Dissent - Justice Kennedy
Yes, the dissent argued that the petition should be considered 'second or successive' because the petitioner had a full and fair opportunity to raise the claim in his first federal petition but failed to do so. Justice Kennedy reasoned that the phrase 'second or successive' is a term of art that incorporates pre-AEDPA abuse-of-the-writ doctrines. Under these doctrines, raising a claim that was available during the first petition constitutes an abuse of the writ. The dissent criticized the majority for creating a loophole that allows a petitioner to re-litigate old, previously abandoned claims against his underlying conviction simply because he achieved a minor victory regarding his sentence, undermining AEDPA's purpose of comity and finality.

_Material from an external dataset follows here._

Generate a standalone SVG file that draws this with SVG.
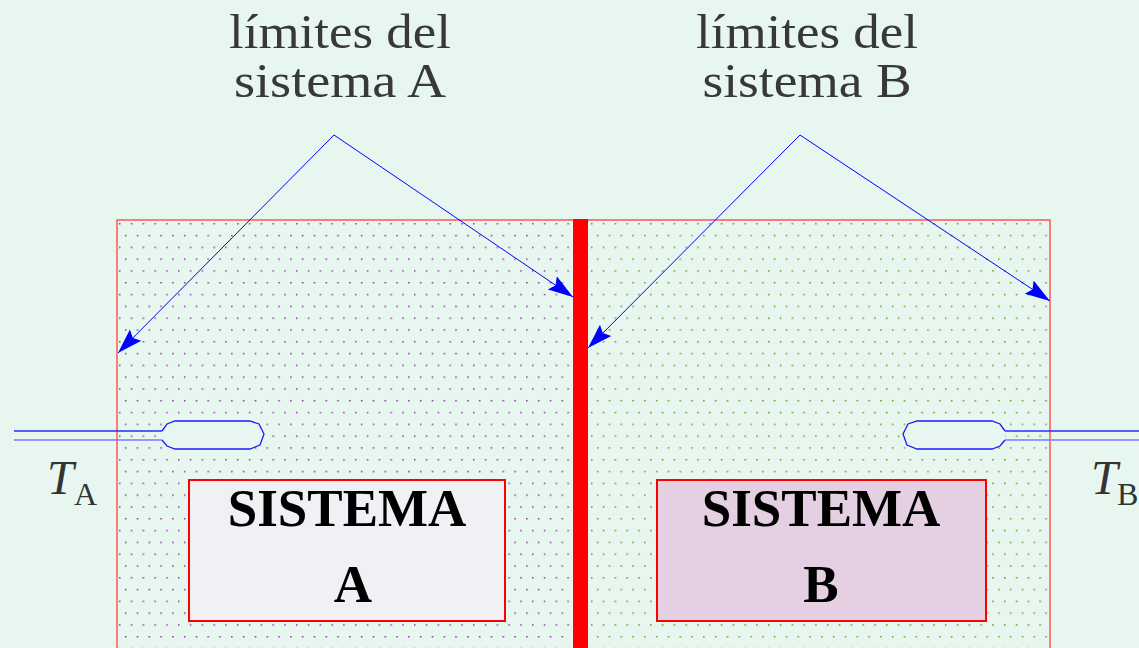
<svg xmlns="http://www.w3.org/2000/svg" width="1139" height="648" viewBox="0 0 1139 648">
<defs>
<style>
.title{font-family:"Liberation Serif",serif;font-size:48px;fill:#383838;text-anchor:middle}
.sys{font-family:"Liberation Serif",serif;font-size:53px;font-weight:bold;fill:#000;text-anchor:middle}
.tvar{font-family:"Liberation Serif",serif;fill:#333}
.arrow{stroke:#0000ff;stroke-width:1;fill:none;marker-end:url(#ah)}
.stemTop{stroke:#2a2aff;stroke-width:1.5;fill:none}
.stemBot{stroke:#7a7aff;stroke-width:1.5;fill:none}
.bulb{stroke:#1a1aff;stroke-width:1.3;fill:#e8f6f0}
.box{stroke:#ff0000;stroke-width:2}
</style>
<pattern id="dotsA" width="11.8" height="23.6" patternUnits="userSpaceOnUse" x="118" y="222">
<rect x="1" y="1" width="1.5" height="1.5" fill="#9038a8"/>
<rect x="6.9" y="12.8" width="1.5" height="1.5" fill="#8a30a0"/>
</pattern>
<pattern id="dotsB" width="11.8" height="23.6" patternUnits="userSpaceOnUse" x="590" y="222">
<rect x="1" y="1" width="1.5" height="1.5" fill="#589a18"/>
<rect x="6.9" y="12.8" width="1.5" height="1.5" fill="#60a020"/>
</pattern>
<marker id="ah" markerUnits="userSpaceOnUse" markerWidth="28" markerHeight="20" refX="25" refY="10" orient="auto">
<path d="M0,2 L25,10 L0,18 L4,10 Z" fill="#0000ff"/>
</marker>
</defs>
<rect width="1139" height="648" fill="#e8f6f0"/>

<g id="sistema-frame">
<rect x="117" y="220" width="456" height="440" fill="url(#dotsA)"/>
<rect x="588" y="220" width="462" height="440" fill="url(#dotsB)"/>
<rect x="117" y="220" width="933" height="440" fill="none" stroke="#ff5555" stroke-width="1.5"/>
</g>

<g id="pared">
<rect x="573" y="219" width="15" height="440" fill="#ff0000"/>
</g>

<g id="sistema-A">
<rect class="box" x="189" y="480" width="316" height="141" fill="#f0f0f5"/>
<text class="sys" x="347" y="526">SISTEMA</text>
<text class="sys" x="353" y="602">A</text>
</g>

<g id="sistema-B">
<rect class="box" x="657" y="480" width="329" height="141" fill="#e4d0e2"/>
<text class="sys" x="821" y="526">SISTEMA</text>
<text class="sys" x="821" y="602">B</text>
</g>

<g id="termometro-A">
<path class="stemTop" d="M14,431 H162"/>
<path class="stemBot" d="M14,440 H162"/>
<path class="bulb" d="M162,431 L167,424 L175,421 L250,421 L259,424 L264,434 L260,445 L250,449 L175,449 L167,446 L162,440"/>
<text class="tvar" x="47" y="494" font-size="48" font-style="italic">T</text>
<text class="tvar" x="74" y="505" font-size="32">A</text>
</g>

<g id="termometro-B">
<path class="stemTop" d="M1005,431 H1139"/>
<path class="stemBot" d="M1005,440 H1139"/>
<path class="bulb" d="M1005,431 L1000,424 L992,421 L917,421 L908,424 L903,434 L907,445 L917,449 L992,449 L1000,446 L1005,440"/>
<text class="tvar" x="1091" y="494" font-size="48" font-style="italic">T</text>
<text class="tvar" x="1117" y="505" font-size="32">B</text>
</g>

<g id="etiqueta-A">
<text class="title" x="340" y="48" textLength="222" lengthAdjust="spacingAndGlyphs">límites del</text>
<text class="title" x="340" y="97" textLength="212" lengthAdjust="spacingAndGlyphs">sistema A</text>
</g>
<g id="etiqueta-B">
<text class="title" x="807" y="48" textLength="222" lengthAdjust="spacingAndGlyphs">límites del</text>
<text class="title" x="807" y="97" textLength="209" lengthAdjust="spacingAndGlyphs">sistema B</text>
</g>

<g id="conectores">
<path class="arrow" d="M334,135 L118,353"/>
<path class="arrow" d="M334,135 L573,297"/>
<path class="arrow" d="M800,135 L588,348"/>
<path class="arrow" d="M800,135 L1050,301"/>
</g>
</svg>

Concurrence - Justice Breyer
No, the concurrence agreed with the majority but wrote separately to clarify that this decision is consistent with the Court's prior ruling in Panetti v. Quarterman. Justice Breyer distinguished Panetti—which dealt with a second petition against the same judgment—from the current case, which involves a first petition against a new judgment. He emphasized that because there is a new judgment which has never been challenged in federal court, the petition cannot logically be considered 'second or successive.'
Analysis:
This decision significantly interprets the Antiterrorism and Effective Death Penalty Act (AEDPA) by adhering to a strict textual understanding of 'judgment.' It essentially provides a 'reset button' for federal habeas review when a prisoner succeeds in getting a resentencing, even if the underlying conviction remains untouched. By defining the application's status based on the existence of a new judgment rather than the availability of the claim previously, the Court allows petitioners to raise arguments in a 'first' petition against a new sentence that they may have procedurally neglected in their original attempts. This ruling limits the application of the 'second or successive' bar, potentially increasing federal review of state sentences where a resentencing has occurred.